So-called emerging artist Vikram Divecha may no longer be quite so emerging. The past year has seen the Dubai-based Indian artist clinch a gallery representation deal with Gallery Isabelle van den Eynde (IVDE), feature in curator Christine Tohmé’s Sharjah Biennial 13 programme and show up on the roster slated for the UAE National Pavilion at the 57th Venice Biennale opening in May. Such validating experiences have not only garnered greater visibility for his works—which have primarily been temporary public pieces—but have also concretised his socially engaged practice in the minds of wider gallery- and fair-going audiences.
Quietly, almost invisibly, Divecha’s works disrupt. He infiltrates what he calls “found processes”— municipal sweepers on their daily clean-up rounds, gardeners responsible for hedge upkeep in a Sharjah park, a children’s toy trader with limited warehouse space—and, by introducing the slightest glitch, creates potent outcomes that call into question the mechanics of the processes themselves. He collaborates with communities, negotiates with bureaucrats, and seemingly gives agency to those who previously had little.
His work with five Sharjah municipal gardeners, Shaping Resistance (2015), for example, involved a series of drawing workshops with his collaborators, resulting in sketchbooks that served as sites of exploration before the workers began reshaping the hedges in their charge according to their own designs. The sketchbooks themselves, images of which are in Divecha’s solo show Minor Work (2017) currently at IVDE (9 March-11 May), raise interesting questions of authorship, agency and visibility.

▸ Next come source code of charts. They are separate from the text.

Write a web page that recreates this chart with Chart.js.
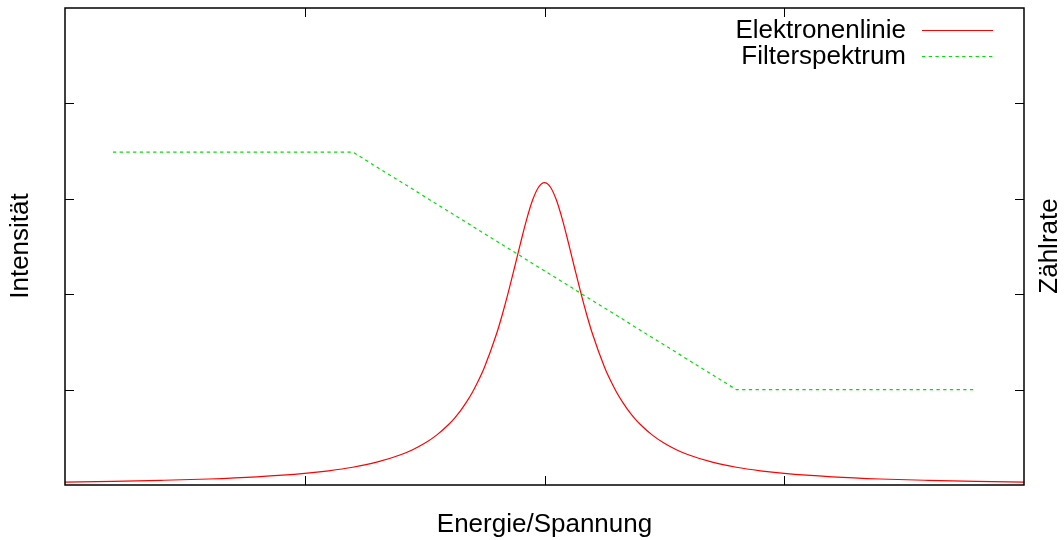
<!DOCTYPE html>
<html>
<head>
<meta charset="utf-8">
<script src="https://cdn.jsdelivr.net/npm/chart.js@4"></script>
<style>
  body { margin: 0; background: #fff; }
  #wrap { width: 1064px; height: 540px; }
</style>
</head>
<body>
<div id="wrap"><canvas id="chart" width="1064" height="540"></canvas></div>
<script>
// Elektronenlinie (Peak in der Mitte)
const elecX = [0, 0.2, 0.4, 0.6, 0.8, 1.0, 1.1, 1.2, 1.3, 1.4, 1.45, 1.5, 1.55, 1.6, 1.625, 1.65, 1.675, 1.7, 1.725, 1.75, 1.8, 1.825, 1.85, 1.875, 1.9, 1.925, 1.95, 1.975, 2,
  2.025, 2.05, 2.075, 2.1, 2.125, 2.15, 2.175, 2.2, 2.25, 2.275, 2.3, 2.325, 2.35, 2.375, 2.4, 2.45, 2.5, 2.55, 2.6, 2.7, 2.8, 2.9, 3.0, 3.2, 3.4, 3.6, 3.8, 4];
const elecY = [0.031, 0.039, 0.049, 0.063, 0.086, 0.122, 0.149, 0.186, 0.239, 0.317, 0.37, 0.437, 0.523, 0.634, 0.702, 0.78, 0.871, 0.975, 1.097, 1.237, 1.585, 1.795, 2.029, 2.28, 2.536, 2.779, 2.984, 3.121, 3.17,
  3.121, 2.984, 2.779, 2.536, 2.28, 2.029, 1.795, 1.585, 1.237, 1.097, 0.975, 0.871, 0.78, 0.702, 0.634, 0.523, 0.437, 0.37, 0.317, 0.239, 0.186, 0.149, 0.122, 0.086, 0.063, 0.049, 0.039, 0.031];

// Filterspektrum
const filterX = [0.2, 1.2, 2.8, 3.8];
const filterY = [3.49, 3.49, 1.0, 1.0];

// Tickpositionen (ohne Beschriftung)
const xTicks = [1, 2, 3];
const yTicks = [1, 2, 3, 4];

const seriesNames = ['Elektronenlinie', 'Filterspektrum'];
const FONT = '26px "Liberation Sans", Arial, sans-serif';

function toPoints(xs, ys) {
  return xs.map((x, i) => ({ x: x, y: ys[i] }));
}

// Rahmen, Ticks, Achsentitel und Legende im gnuplot-Stil
const gnuFrame = {
  id: 'gnuFrame',
  afterDraw(chart) {
    const ctx = chart.ctx;
    const a = chart.chartArea;
    const sx = chart.scales.x, sy = chart.scales.y;
    ctx.save();
    ctx.strokeStyle = '#000';
    ctx.lineWidth = 1.5;
    ctx.strokeRect(a.left, a.top, a.right - a.left, a.bottom - a.top);
    ctx.lineWidth = 1;
    const tl = 9;
    xTicks.forEach(v => {
      const px = Math.round(sx.getPixelForValue(v)) + 0.5;
      ctx.beginPath();
      ctx.moveTo(px, a.bottom); ctx.lineTo(px, a.bottom - tl);
      ctx.moveTo(px, a.top); ctx.lineTo(px, a.top + tl);
      ctx.stroke();
    });
    yTicks.forEach(v => {
      const py = Math.round(sy.getPixelForValue(v)) + 0.5;
      ctx.beginPath();
      ctx.moveTo(a.left, py); ctx.lineTo(a.left + tl, py);
      ctx.moveTo(a.right, py); ctx.lineTo(a.right - tl, py);
      ctx.stroke();
    });

    ctx.fillStyle = '#000';
    ctx.font = FONT;
    ctx.textBaseline = 'middle';
    ctx.textAlign = 'center';
    ctx.fillText('Energie/Spannung', (a.left + a.right) / 2, 525);

    ctx.save();
    ctx.translate(21, 246);
    ctx.rotate(-Math.PI / 2);
    ctx.fillText('Intensität', 0, 0);
    ctx.restore();

    ctx.save();
    ctx.translate(1050, 246);
    ctx.rotate(-Math.PI / 2);
    ctx.fillText('Zählrate', 0, 0);
    ctx.restore();

    // Legende
    const rows = [30, 56];
    chart.data.datasets.forEach((ds, i) => {
      const y = rows[i];
      ctx.textAlign = 'right';
      ctx.fillStyle = '#000';
      ctx.fillText(seriesNames[i], 906, y + 1);
      ctx.strokeStyle = ds.borderColor;
      ctx.lineWidth = ds.borderWidth;
      ctx.setLineDash(ds.borderDash || []);
      ctx.beginPath();
      ctx.moveTo(922, y + 0.5); ctx.lineTo(993, y + 0.5);
      ctx.stroke();
      ctx.setLineDash([]);
    });
    ctx.restore();
  }
};

new Chart(document.getElementById('chart'), {
  type: 'line',
  data: {
    datasets: [
      {
        label: seriesNames[0],
        data: toPoints(elecX, elecY),
        borderColor: '#ff0000',
        borderWidth: 1.2,
        pointRadius: 0,
        fill: false,
        cubicInterpolationMode: 'monotone'
      },
      {
        label: seriesNames[1],
        data: toPoints(filterX, filterY),
        borderColor: '#00e000',
        borderWidth: 1.2,
        borderDash: [3.3, 3.4],
        pointRadius: 0,
        fill: false,
        tension: 0
      }
    ]
  },
  options: {
    responsive: false,
    animation: false,
    events: [],
    layout: { padding: { left: 65, right: 40, top: 8, bottom: 55 } },
    plugins: {
      legend: { display: false },
      tooltip: { enabled: false }
    },
    scales: {
      x: { type: 'linear', min: 0, max: 4, display: false },
      y: { type: 'linear', min: 0, max: 5, display: false }
    }
  },
  plugins: [gnuFrame]
});
</script>
</body>
</html>
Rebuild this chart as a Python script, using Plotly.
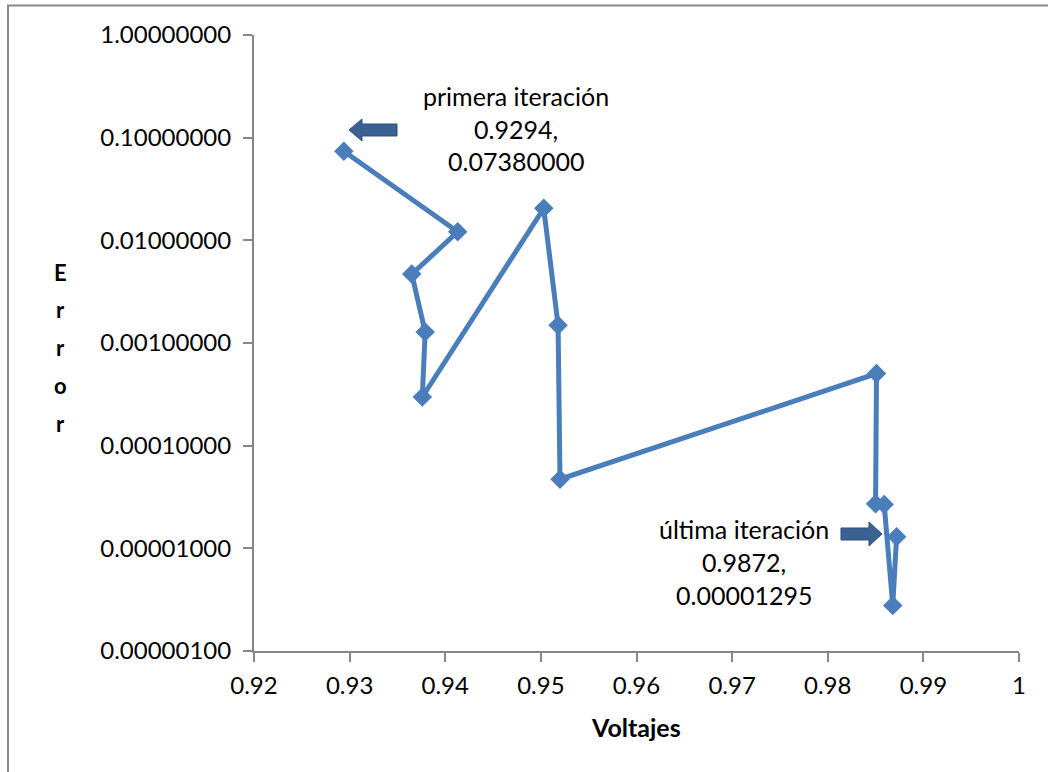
import plotly.graph_objects as go

# Newton iterations: voltage vs. error
voltajes = [0.9294, 0.9413, 0.9365, 0.9379, 0.9376, 0.9503, 0.9518, 0.9520,
            0.9851, 0.9850, 0.9859, 0.9868, 0.9872]
errores = [0.07380000, 0.01210000, 0.00469000, 0.00128000, 0.00029800,
           0.02050000, 0.00149000, 0.00004710, 0.00050400, 0.00002720,
           0.00002680, 0.00000278, 0.00001295]

y_tickvals = [1e-6, 1e-5, 1e-4, 1e-3, 1e-2, 1e-1, 1.0]
y_ticktext = [f"{v:.8f}" for v in y_tickvals]
x_tickvals = [0.92, 0.93, 0.94, 0.95, 0.96, 0.97, 0.98, 0.99, 1.0]
x_ticktext = ["0.92", "0.93", "0.94", "0.95", "0.96", "0.97", "0.98", "0.99", "1"]

W, H = 1048, 772
ML, MR, MT, MB = 254, 29, 35, 121
PW, PH = W - ML - MR, H - MT - MB


def px(x, y):
    """Pixel position on the page -> paper coordinates."""
    return (x - ML) / PW, (H - MB - y) / PH


LINE = "#4A7EBB"
AXIS = "#868686"
FONT = "Lato, Calibri, Arial, sans-serif"

fig = go.Figure(
    go.Scatter(
        x=voltajes, y=errores, mode="lines+markers",
        line=dict(color=LINE, width=5),
        marker=dict(symbol="diamond", size=15, color=LINE),
        cliponaxis=False, showlegend=False,
    )
)

annotations = []


def text_at(x, y, s, size=25, bold=False):
    ax, ay = px(x, y)
    annotations.append(dict(
        xref="paper", yref="paper", x=ax, y=ay, text=f"<b>{s}</b>" if bold else s,
        showarrow=False, xanchor="center", yanchor="middle",
        font=dict(family=FONT, size=size, color="#000000"),
    ))


# Data labels for first and last iteration
first_lines = ["primera iteración", f"{voltajes[0]:.4f},", f"{errores[0]:.8f}"]
for i, s in enumerate(first_lines):
    text_at(516, 96 + 32.5 * i, s)
last_lines = ["última iteración", f"{voltajes[-1]:.4f},", f"{errores[-1]:.8f}"]
for i, s in enumerate(last_lines):
    text_at(744, 529 + 33 * i, s)

# Axis titles
text_at(636, 727, "Voltajes", size=25, bold=True)
for i, ch in enumerate("Error"):
    text_at(60, 272 + 37.8 * i, ch, size=22, bold=True)


def block_arrow(points):
    pts = [px(x, y) for x, y in points]
    d = "M " + " L ".join(f"{a:.5f},{b:.5f}" for a, b in pts) + " Z"
    return dict(type="path", xref="paper", yref="paper", path=d,
                fillcolor="#3A6192", line=dict(color="#2E5080", width=1))


shapes = [
    # outer chart frame
    dict(type="rect", xref="paper", yref="paper",
         x0=px(8, 0)[0], x1=px(1070, 0)[0], y0=px(0, 800)[1], y1=px(0, 5.5)[1],
         line=dict(color="#898989", width=2), fillcolor="rgba(0,0,0,0)", layer="below"),
    # arrow pointing to first point
    block_arrow([(349, 130), (362, 119), (362, 124), (397, 124), (397, 136),
                 (362, 136), (362, 141)]),
    # arrow pointing to last point
    block_arrow([(882, 534), (869, 522), (869, 528), (841, 528), (841, 540),
                 (869, 540), (869, 546)]),
]

fig.update_layout(
    width=W, height=H,
    margin=dict(l=ML, r=MR, t=MT, b=MB, pad=0),
    paper_bgcolor="white", plot_bgcolor="white",
    font=dict(family=FONT, size=24, color="#000000"),
    annotations=annotations, shapes=shapes,
    xaxis=dict(
        range=[0.92, 1.0], tickvals=x_tickvals, ticktext=x_ticktext,
        showgrid=False, zeroline=False, showline=True, linecolor=AXIS, linewidth=2,
        ticks="outside", ticklen=9, tickwidth=2, tickcolor=AXIS,
        ticklabelstandoff=3, tickfont=dict(family=FONT, size=24),
    ),
    yaxis=dict(
        type="log", range=[-6, 0], tickvals=y_tickvals, ticktext=y_ticktext,
        showgrid=False, zeroline=False, showline=True, linecolor=AXIS, linewidth=2,
        ticks="outside", ticklen=9, tickwidth=2, tickcolor=AXIS,
        ticklabelstandoff=7, tickfont=dict(family=FONT, size=24),
    ),
)

fig.write_html("out.html")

At the crossroads of formalist preoccupations and (almost) activist impulses, Divecha marries two unlikely trajectories in a city that resonates with the promise of potential—a mix that is now sparking curiosity.
The Art Newspaper: Your works always have a clear link to the real world, to actual social dynamics and the players within economic and labour systems. Why is this so critical to your practice?
Vikram Divecha: Confronting a city—and its resistance—has always been material I’ve grappled with, even when I was growing up in Mumbai. Navigating through bureaucratic structures and negotiating with communities is a reality from which I fabricate work. Short-circuits at specific sites is a manoeuvre that I’ve been exploring through my practice of engagement. Very recently, at IVDE, I introduced my long-term collaborators—the municipal gardeners from Sharjah—as artists and stakeholders.
What is it about working with sites of commerce – such as IVDE – that provokes your interest?
As an urban-based artist who also works to sustain himself, I can’t help but be part of some operation of commerce. Working within these operations, rather than situating myself as an artist working on the periphery, is something I have to accept, if not embrace. I find it difficult to separate questions of survival and commerce from my practice. In The Warehouse Project (2016), for example, I provided a warehouse in Alserkal Avenue, Dubai’s gallery district, to a trader who was in need of extra stock space. The idea of barter was snatched up enthusiastically by the trader. In this case capitalism became generative for both parties, probably best described as a win-win deal in business lingo. The result was a fluctuating sculptural component, as the stacked boxes were constantly altered, determined by market needs. The boxes were so entrenched within commercial realities, just as we sit within a city or a state.
How are you experiencing this transition from large-scale works that exist predominantly in the public space, like Beej (2017), a roundabout in the Sharjah Biennial, to displaying in a gallery?
I’m interested in the idea of sites of improvisation. My works become almost like sites, or situations. Coming back to the Gardeners’ Sketchbooks (2017), the actual sketchbooks themselves are contested objects— they sit with me, but they are the work of the gardeners and we have reproduced them in a series for the current show at the gallery. So it raises questions of authorship, of reproduction, of editions. But these questions can only be raised if I bring the work into the gallery; otherwise they just remain contested objects.
Your work also treads a line of institutional critique. In Sweepers (2016), you rerouted municipal sweepers’ daily paths so they would deposit rubbish bags in front of the Sharjah Art Museum. Can you maintain this critical stance from within the commercial structure of the gallery?
Working for non-profit institutions and then entering a for-profit space is a transition that brings a lot of challenges, but also opens up different possibilities. It has made me think about the gallerist, her space, her team as another form of the material of the city, which in a concentrated way reflects a macro system. So for me, I had to think about inhabiting this space, beyond it being just a container to exhibit work. The foot in the door was through the Gardeners’ Sketchbooks.
Vikram Divecha weighs in on different aspects of his practice.
Sculpture
“I think about my work sculpturally. Even me navigating through a space is a form of sculpture: the people I brush up against, meandering, having encounters-these are all very important forms. Inhabiting a space, even temporarily, is a sculptural act.”
Texture
“The abrasiveness of the city, the layers of bureaucracy and the unpredictability of the next encounter—all these form an amazing surface I want to navigate. These are only available the moment you step out of the studio.”
Studio
“Studios are for me transitory sites that are constantly available in the city—construction sites, trading houses, art galleries, and so on. They come with material, space, an expertise and aesthetic that has been fine-tuned in the service of capitalism.”